Everton’s position couldn’t have been clearer: John Stones was not for sale. Not even if Stones himself asked to leave, as he did late in August. The Toffees played a League Cup fixture at Stones’ old club Barnsley a day later and at that point the silence from the club was worrying for anyone of an Everton persuasion. When Everton went two goals down by half time – Stones partly culpable for one of them – there were dark clouds circling.

They were lifted by a second half – and extra time – come back and obliterated by Martinez’s post-match comments. The manager confirmed Stones’ transfer request had been rejected and the only reason it wasn’t done so sooner was the match in hand. It was thoroughly professional from Everton – and Stones, it must be remembered, who did nothing to alienate the supporters – and the emphatic way Martinez dealt with the issue was rousing.

Everton were intractable and for good reason. Stones, as Mourinho recognised, is a player of almost limitless potential, and few English defenders have displayed his composure on the ball or timing in the tackle since a young Rio Ferdinand came on the scene. Everton and their always-limited finances could have done with £20m or more to spend, the conventional wisdom said, but what good is a hefty bank balance when the spine of the team is ripped out and sold to Stamford Bridge?

However much money Chelsea may have offered for Stones, Everton wouldn’t have been able to sign a player of equal ability and potential.
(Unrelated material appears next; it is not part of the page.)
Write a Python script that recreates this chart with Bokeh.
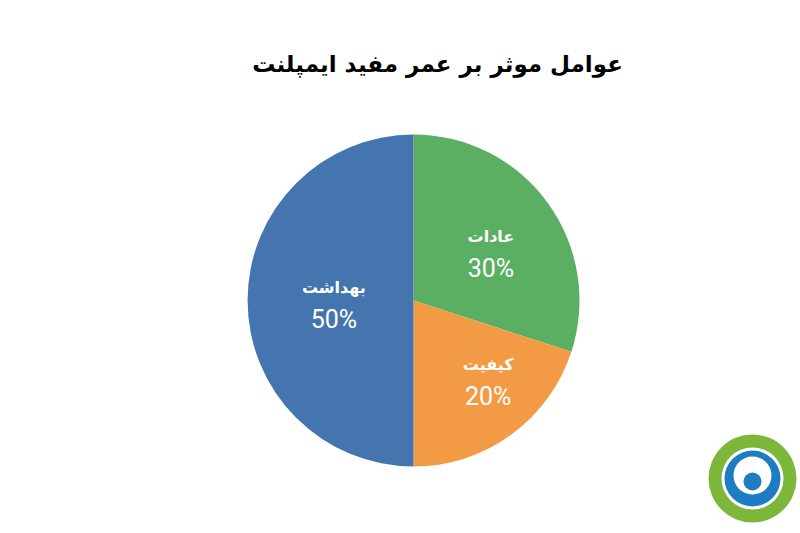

As Chelsea’s dogged pursuit shows, there aren’t many of them around. Martinez, Bill Kenwright and the rest of the Everton hierarchy recognised as much and stood firm, and the five-year contract Stones signed in 2014 meant their hand couldn’t be forced.

Stones has already been spoken of as a future England captain and when Phil Jagielka gives up the armband at club level, it will be between Stones and James McCarthy to be his successor. After showing Mourinho and Chelsea what they missed out on, Swansea present the next challenge, and another chance for Everton fans to remind the world that, as the song goes, money can’t buy you Stones.